Nabih Berri a explicitement affirmé que le Parlement ne cautionnerait pas un gouvernement qui ne respecterait pas les équilibres confessionnels et les réalités politiques locales, une déclaration qui a eu pour effet de fermer la porte à toute tentative de compromis proposé par Nawaf Salam. De son côté, ce dernier continue de naviguer entre les pressions internationales et la nécessité de préserver un minimum de consensus interne, une tâche de plus en plus difficile compte tenu de l’inflexibilité des parties en conflit.
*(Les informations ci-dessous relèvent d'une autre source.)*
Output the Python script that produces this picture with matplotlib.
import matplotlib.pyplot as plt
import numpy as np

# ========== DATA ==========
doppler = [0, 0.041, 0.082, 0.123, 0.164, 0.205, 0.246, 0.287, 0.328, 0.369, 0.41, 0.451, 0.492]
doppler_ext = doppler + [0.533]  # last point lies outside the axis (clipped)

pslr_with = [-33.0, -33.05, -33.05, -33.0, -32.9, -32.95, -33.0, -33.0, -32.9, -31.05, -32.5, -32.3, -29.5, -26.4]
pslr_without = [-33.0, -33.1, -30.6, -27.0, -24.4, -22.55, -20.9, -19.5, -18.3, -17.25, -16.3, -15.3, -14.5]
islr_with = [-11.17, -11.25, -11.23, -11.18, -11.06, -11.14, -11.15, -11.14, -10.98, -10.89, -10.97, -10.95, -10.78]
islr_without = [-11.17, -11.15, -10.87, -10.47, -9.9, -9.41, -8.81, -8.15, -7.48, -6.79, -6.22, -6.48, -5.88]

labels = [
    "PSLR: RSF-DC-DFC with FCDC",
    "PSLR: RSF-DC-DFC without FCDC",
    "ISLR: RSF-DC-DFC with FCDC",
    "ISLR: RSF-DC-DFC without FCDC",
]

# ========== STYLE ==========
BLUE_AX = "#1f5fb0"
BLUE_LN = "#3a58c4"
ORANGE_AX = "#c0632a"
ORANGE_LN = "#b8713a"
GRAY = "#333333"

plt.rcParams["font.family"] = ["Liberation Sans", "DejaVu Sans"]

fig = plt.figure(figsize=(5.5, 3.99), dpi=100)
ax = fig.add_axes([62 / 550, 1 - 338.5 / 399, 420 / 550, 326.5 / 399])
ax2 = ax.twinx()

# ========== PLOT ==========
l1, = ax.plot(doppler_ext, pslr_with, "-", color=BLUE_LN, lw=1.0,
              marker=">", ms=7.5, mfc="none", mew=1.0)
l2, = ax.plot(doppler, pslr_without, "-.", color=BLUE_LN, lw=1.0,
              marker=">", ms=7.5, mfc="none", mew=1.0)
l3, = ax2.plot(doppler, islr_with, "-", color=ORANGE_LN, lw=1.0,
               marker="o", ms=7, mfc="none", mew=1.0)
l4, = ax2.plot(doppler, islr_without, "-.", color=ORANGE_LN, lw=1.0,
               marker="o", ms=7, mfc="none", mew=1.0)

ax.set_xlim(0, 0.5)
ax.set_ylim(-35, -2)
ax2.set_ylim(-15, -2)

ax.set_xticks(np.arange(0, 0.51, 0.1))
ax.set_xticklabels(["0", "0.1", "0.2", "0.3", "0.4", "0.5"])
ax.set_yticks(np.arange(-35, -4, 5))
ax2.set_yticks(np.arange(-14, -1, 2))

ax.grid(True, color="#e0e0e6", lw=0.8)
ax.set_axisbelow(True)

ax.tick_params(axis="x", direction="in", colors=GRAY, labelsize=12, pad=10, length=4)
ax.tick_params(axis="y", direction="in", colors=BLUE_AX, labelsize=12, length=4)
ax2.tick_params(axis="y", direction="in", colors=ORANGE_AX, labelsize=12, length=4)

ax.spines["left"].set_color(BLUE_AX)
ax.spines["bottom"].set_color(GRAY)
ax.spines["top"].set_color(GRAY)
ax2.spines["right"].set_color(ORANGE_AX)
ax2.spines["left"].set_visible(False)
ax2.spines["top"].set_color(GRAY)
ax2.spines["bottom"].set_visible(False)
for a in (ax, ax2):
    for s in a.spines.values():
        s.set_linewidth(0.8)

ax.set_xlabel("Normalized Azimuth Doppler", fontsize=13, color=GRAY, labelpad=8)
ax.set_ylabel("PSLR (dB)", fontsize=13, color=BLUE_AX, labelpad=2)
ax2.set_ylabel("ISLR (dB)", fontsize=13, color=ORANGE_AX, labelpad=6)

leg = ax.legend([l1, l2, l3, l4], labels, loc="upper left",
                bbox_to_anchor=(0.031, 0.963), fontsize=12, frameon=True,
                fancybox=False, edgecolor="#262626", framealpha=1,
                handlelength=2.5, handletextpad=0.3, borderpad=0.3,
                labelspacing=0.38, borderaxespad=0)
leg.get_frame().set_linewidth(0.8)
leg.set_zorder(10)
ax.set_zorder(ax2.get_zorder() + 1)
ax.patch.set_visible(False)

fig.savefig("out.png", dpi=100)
Sur le terrain, les tensions politiques commencent à se répercuter sur la situation sociale et sécuritaire. Des manifestations ont éclaté dans plusieurs régions du pays, notamment à Beyrouth et dans le sud du Liban, où des partisans du Hezbollah et d’Amal ont bloqué des routes en signe de protestation contre ce qu’ils considèrent comme une tentative de dictée étrangère du futur gouvernement.
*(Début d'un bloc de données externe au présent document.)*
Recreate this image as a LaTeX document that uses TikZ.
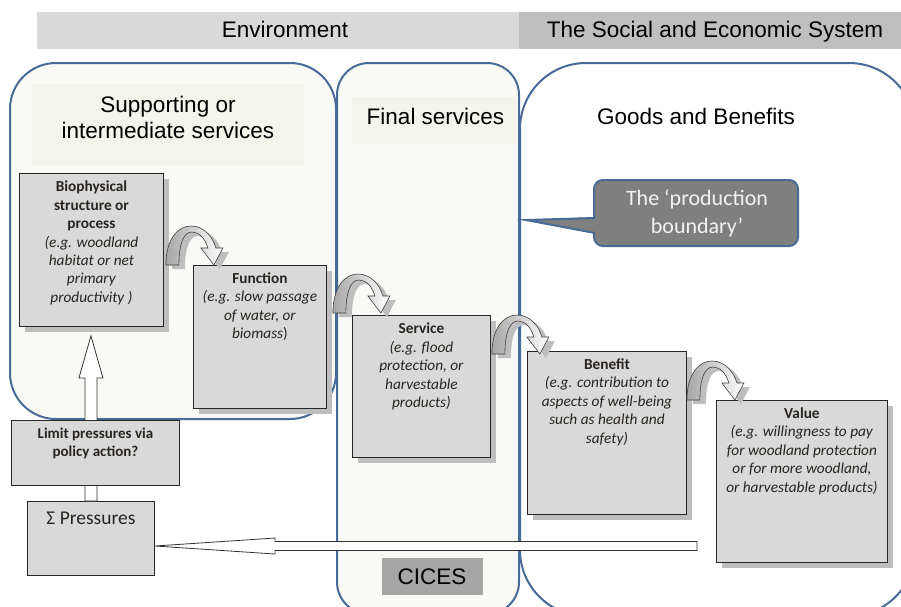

Par ailleurs, les milieux économiques et financiers expriment une inquiétude croissante face à ce blocage prolongé. Selon Al Sharq AL Awsat (08/02/2025), plusieurs investisseurs et partenaires étrangers ont déjà gelé des projets d’aide et de coopération avec le Liban en raison de l’incertitude politique persistante. La crise actuelle risque donc d’accélérer l’effondrement économique du pays, d’autant plus que le FMI et d’autres institutions financières internationales exigent une stabilité gouvernementale avant d’octroyer tout soutien financier.
L’absence d’une solution rapide laisse entrevoir un prolongement du vide politique, avec des conséquences potentiellement catastrophiques sur la stabilité nationale. Le Liban semble ainsi s’enfoncer dans une crise institutionnelle dont l’issue demeure incertaine, alors que chaque acteur politique campe sur ses positions, refusant tout compromis pouvant être perçu comme une concession excessive à l’adversaire.